The Polka of the Beast

Blasmusik trifft Heavy Metal: das Miteinander der Kulturen beim „Rock am Härtsfeldsee“

Blasmusik und Heavy Metal vereint: Beim „Rock am Härtsfeldsee“ sorgte der Dischinger Musikverein für Stimmung. Tradition trifft auf Metal - ein Zeichen für die Vielfalt der Musikszene.

Die Lider nach kurzer Nacht noch auf Halbmast, der Bierdurst jedoch vital. Gegen zehn Uhr wurden am Samstagmorgen die Menschen auf den Campingplätzen beim Dischinger „Rock am Härtsfeldsee“ wieder munter. Schon da 26 Grad im Schatten und regelrecht tropische Luftfeuchtigkeit versprachen einen schweißtreibenden zweiten Festivaltag.
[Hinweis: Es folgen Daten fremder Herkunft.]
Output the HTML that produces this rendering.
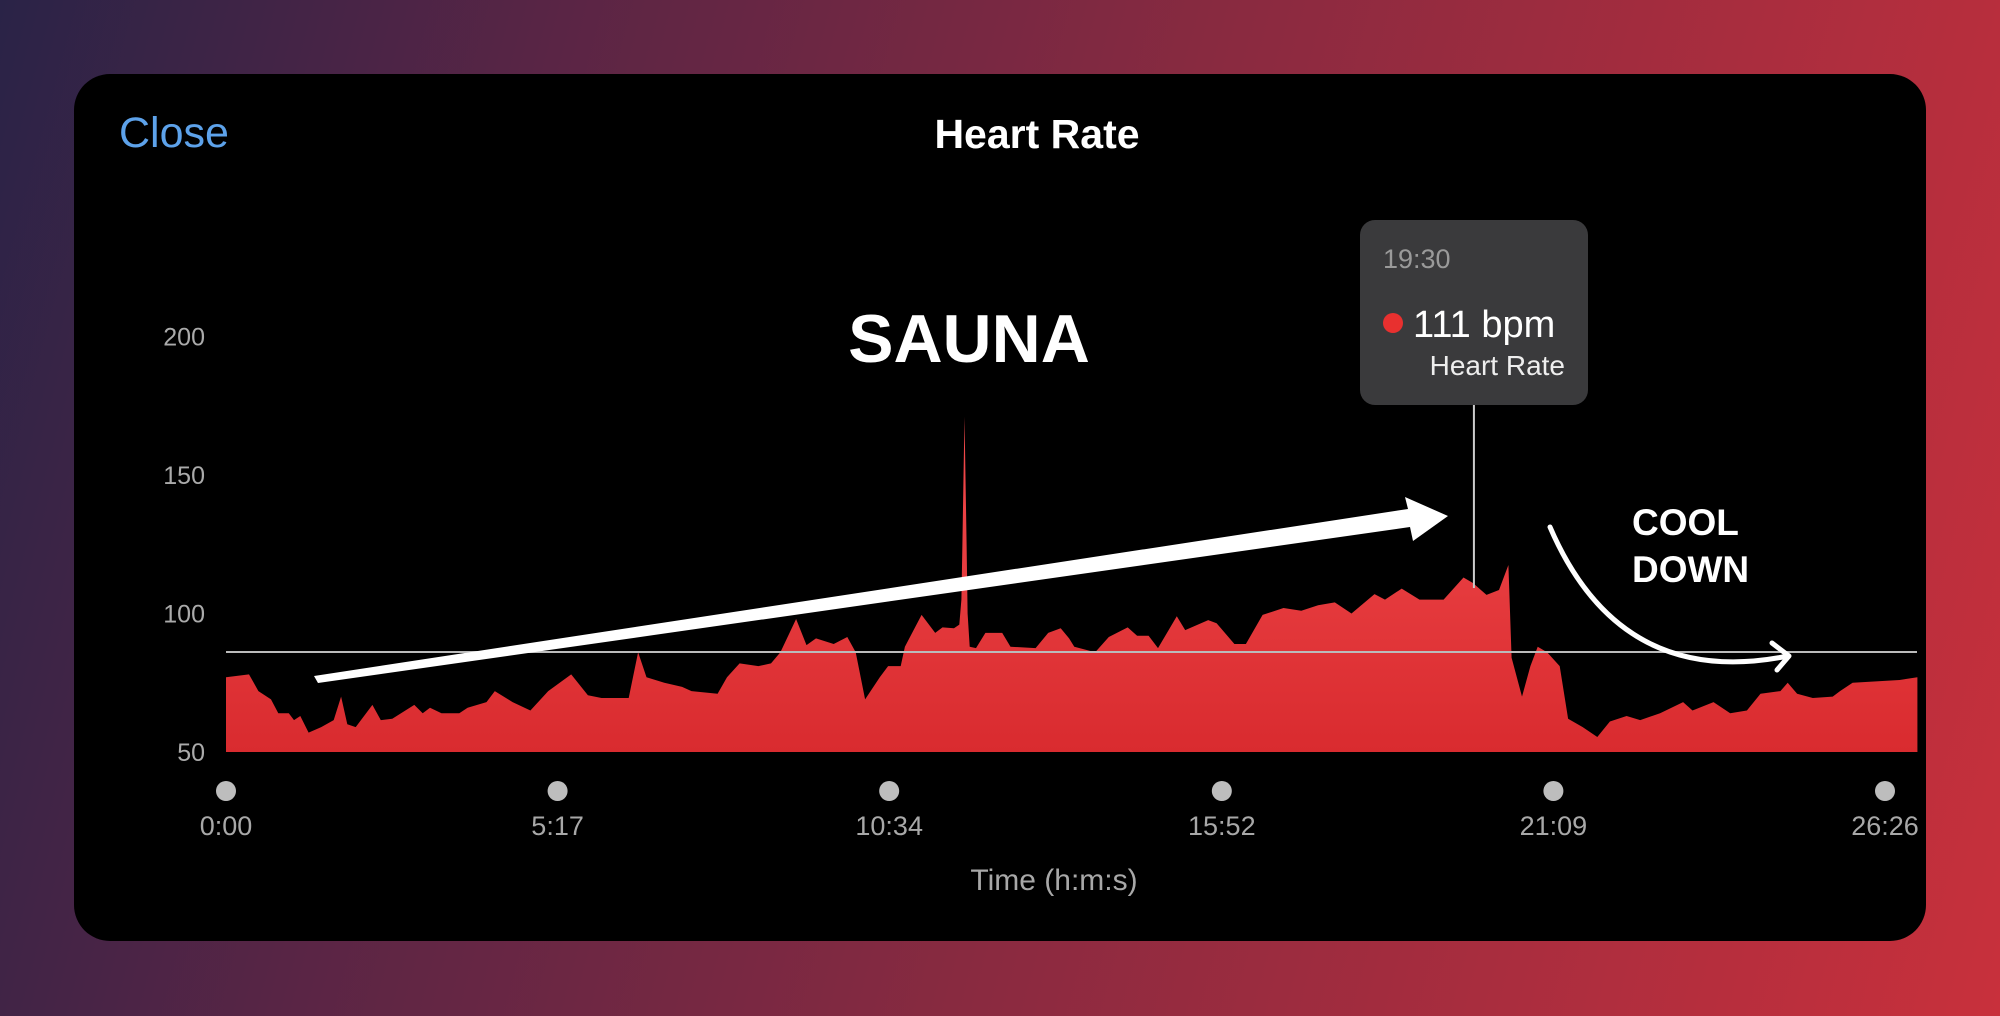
<!DOCTYPE html>
<html><head><meta charset="utf-8">
<style>
html,body{margin:0;padding:0;width:2000px;height:1016px;overflow:hidden;}
body{background:linear-gradient(105deg,#2a2347 0%,#5a2545 25%,#8a2a40 55%,#c8303c 100%);font-family:"Liberation Sans",sans-serif;}
svg{position:absolute;left:0;top:0;}
</style></head>
<body>
<svg width="2000" height="1016" viewBox="0 0 2000 1016">
<defs>
<linearGradient id="fillG" x1="0" y1="0" x2="0" y2="1">
<stop offset="0" stop-color="#f24a4c"/><stop offset="1" stop-color="#d92b2f"/>
</linearGradient>
</defs>
<rect x="74" y="74" width="1852" height="867" rx="36" fill="#000"/>
<text x="119" y="147" font-size="43" fill="#5da2ea">Close</text>
<text x="1037" y="148" font-size="41" font-weight="bold" fill="#fff" text-anchor="middle">Heart Rate</text>
<g id="yAxis"></g>
<g id="xAxis"></g>
<path id="area" fill="url(#fillG)"/>
<line x1="226" y1="652" x2="1917" y2="652" stroke="#bbb" stroke-width="2"/>
<text x="1054" y="890" font-size="30" fill="#a8a8a8" text-anchor="middle">Time (h:m:s)</text>
<text x="969" y="362" font-size="68" font-weight="bold" fill="#fff" text-anchor="middle">SAUNA</text>
<polygon points="314,676 1408,509 1405,497 1448,516 1413,541 1410,527 318,683" fill="#fff"/>
<text x="1632" y="535" font-size="37" font-weight="bold" fill="#fff">COOL</text>
<text x="1632" y="582" font-size="37" font-weight="bold" fill="#fff">DOWN</text>
<path d="M1550,527 Q1620,690 1788,656" fill="none" stroke="#fff" stroke-width="5" stroke-linecap="round"/>
<path d="M1772,643 L1789,656 L1777,670" fill="none" stroke="#fff" stroke-width="5" stroke-linecap="round" stroke-linejoin="round"/>
<line id="cursor" y1="405" stroke="#ccc" stroke-width="2"/>
<g>
<rect x="1360" y="220" width="228" height="185" rx="15" fill="#3a3a3c"/>
<text x="1383" y="268" font-size="27" fill="#9a9a9a">19:30</text>
<circle cx="1393" cy="323" r="10" fill="#e8302f"/>
<text x="1413" y="337" font-size="38" fill="#fff">111 bpm</text>
<text x="1565" y="375" font-size="28" fill="#eee" text-anchor="end">Heart Rate</text>
</g>
</svg>
<script>
const times=[0,22,31,43,50,60,65,71,79,91,103,110,116,124,140,148,159,180,188,195,206,223,231,249,257,274,291,308,330,346,359,385,394,402,419,436,445,470,479,491,509,521,530,545,555,564,581,594,602,611,625,633,645,649,665,678,685,696,701,703,704,706,708,709,711,717,726,742,750,774,786,798,806,811,831,844,862,871,882,891,909,917,939,947,964,975,991,1011,1028,1044,1060,1076,1098,1108,1124,1141,1164,1183,1192,1205,1217,1226,1229,1239,1247,1254,1263,1275,1283,1297,1311,1323,1339,1352,1371,1393,1402,1422,1438,1454,1467,1486,1493,1502,1517,1536,1543,1555,1600,1617];
const bpm=[77,78,72,69,64,64,61.5,63,57,59,61.5,70,60,59,67,61.5,62,67,64,66,64,64,66,68,72,68,65,72,78,70.5,69.5,69.5,86,77,75,73.5,72,71,77,82,81,82,86,98,88.6,91,89,91.5,86,69,77,81,81,88,99.5,93,95,94.7,96,105,125,171,125,100,88,87.5,93,93,88,87.5,93,94.7,91,88,86,91.5,95,92,92,87.5,99,94,97.6,96.5,89,89,99.5,102,101,103,104,100,107,105,109,105,105,113,111,106.7,108.5,117.5,84,70,81,88,86,81,62,59,55.4,61,63,61.5,64,68,65,68,64,65,71,72,75,71,69.5,70,72,75,76,77];
const yTicks=[50,100,150,200];
const xTickSecs=[0,317,634,952,1269,1586];
const xTickLabels=["0:00","5:17","10:34","15:52","21:09","26:26"];
const cursorSec=1193;

const NS="http://www.w3.org/2000/svg";
function x(t){return 226+t*(1885-226)/1586;}
function y(v){return 752-(v-50)*2.77;}
let d="M"+x(times[0])+","+y(50);
for(let i=0;i<times.length;i++){d+=" L"+x(times[i]).toFixed(1)+","+y(bpm[i]).toFixed(1);}
d+=" L"+x(times[times.length-1])+","+y(50)+" Z";
document.getElementById('area').setAttribute('d',d);
const ya=document.getElementById('yAxis');
yTicks.forEach(v=>{
 const t=document.createElementNS(NS,'text');
 t.setAttribute('x',205);t.setAttribute('y',y(v)+9);
 t.setAttribute('font-size','25');t.setAttribute('fill','#aaa');t.setAttribute('text-anchor','end');
 
 
 t.textContent=v;ya.appendChild(t);
});
const xa=document.getElementById('xAxis');
xTickSecs.forEach((s,i)=>{
 const c=document.createElementNS(NS,'circle');
 c.setAttribute('cx',x(s));c.setAttribute('cy',791);c.setAttribute('r',10);c.setAttribute('fill','#bdbdbd');
 
 
 xa.appendChild(c);
 const t=document.createElementNS(NS,'text');
 t.setAttribute('x',x(s));t.setAttribute('y',835);
 t.setAttribute('font-size','27');t.setAttribute('fill','#a8a8a8');t.setAttribute('text-anchor','middle');
 
 
 t.textContent=xTickLabels[i];xa.appendChild(t);
});
const cur=document.getElementById('cursor');
cur.setAttribute('x1',x(cursorSec));cur.setAttribute('x2',x(cursorSec));cur.setAttribute('y2',y(111)+5);
</script>
</body></html>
Die achtköpfige Delegation des Dischinger Musikvereins hatte da am Rande eines kleinen Biergartens ihre Instrumente aufgebaut und legte bald los. Zünftige Blasmusik, um die letzten Reste der brettharten Gitarrenriffs des Vorabends aus den Gehörgängen zu vertreiben. Der Applaus der teils nur spärlich in schwarz gekleideten Zuhörerinnen und Zuhörer war von Beginn an freundlich, und spätestens beim ersten „Prosit der Gemütlichkeit“ reckten sie die Bierbecher in die Höhe.

Über die Schulter geblickt: Der Musikverein Dischingen war zum zweiten Mal auf dem Metal-Festival aktiv. Jens Eber

Blasmusik und Heavy Metal – das ist längst kein unvereinbarer Gegensatz mehr. Beim Festival im schleswig-holsteinischen Wacken tritt Jahr für Jahr die Feuerwehrkapelle zum Auftakt auf, andere Festivals holen auch mal das Flötenensemble der örtlichen Grundschule auf die Bühne. Und auch wenn die Akteure anfangs noch scheu auf die vermeintlich Wilden blicken, merken sie doch bald: Die tun nix, die wollen nur trinken. Und ihre Haare im Takt schütteln.

Blasmusik und Metal sind keine Gegensätze mehr

Man könnte aus dieser lebendigen Verbindung von traditioneller Volksmusik und der einst dem Außenseitertum entsprungenen Metal-Szene schließen, dass Heavy Metal längst in der Mitte der Gesellschaft angekommen ist. Der bunte Querschnitt, den das Dischinger Publikum am Wochenende abbildete, würde diese These stützen.

Man könnte umgekehrt aber auch herauslesen, dass die gute, alte Blasmusik nach und nach ihren Platz in der Metal-Szene findet, die rein zahlenmäßig zu den größten musikalischen Fangruppen überhaupt zählt. Man schätzt dort leidenschaftlich gespielte, handgemachte Musik, da schließen sich „The Number of the Beast“ und die „Schnupftabak-Polka“ nicht mehr gegenseitig aus.

Morgendliche Abkühlung im Dischinger Härtsfeldsee

Den Musikerinnen und Musikern des MV Dischingen war der Spaß am Samstag jedenfalls anzusehen, und die Menschen auf den Bierbänken schienen dankbar für ein bisschen Ohrenschmeichelei vor dem kommenden Metal-Gewitter am Abend. So dankbar übrigens, dass die selbstredend angebotenen Weißwürste binnen kurzer Zeit alle waren, was einzelne hungrig Gebliebene in gebotener Heiterkeit als vorübergehenden Mangel geradezu mystischen Ausmaßes werteten.

Am anderen Ende des Festivalgeländes suchten zu früher Stunde bereits Dutzende Fans die Abkühlung im Härtsfeldsee – und stellten damit gewissermaßen das Bild des offiziellen „Rock am Härtsfeldsee“-Festivalshirts 2024 nach. Dieses zeigt in düsteren Farben eine Ansicht der Burg Katzenstein und im Vordergrund die Seeoberfläche, aus der sich mit Nietenarmbändern, Tattoos und Ketten bewehrte Arme erheben. Bleibt nur die Frage, warum die trutzige Burg zum ersten Mal auf diese Art in den Metal-Kontext gelangte.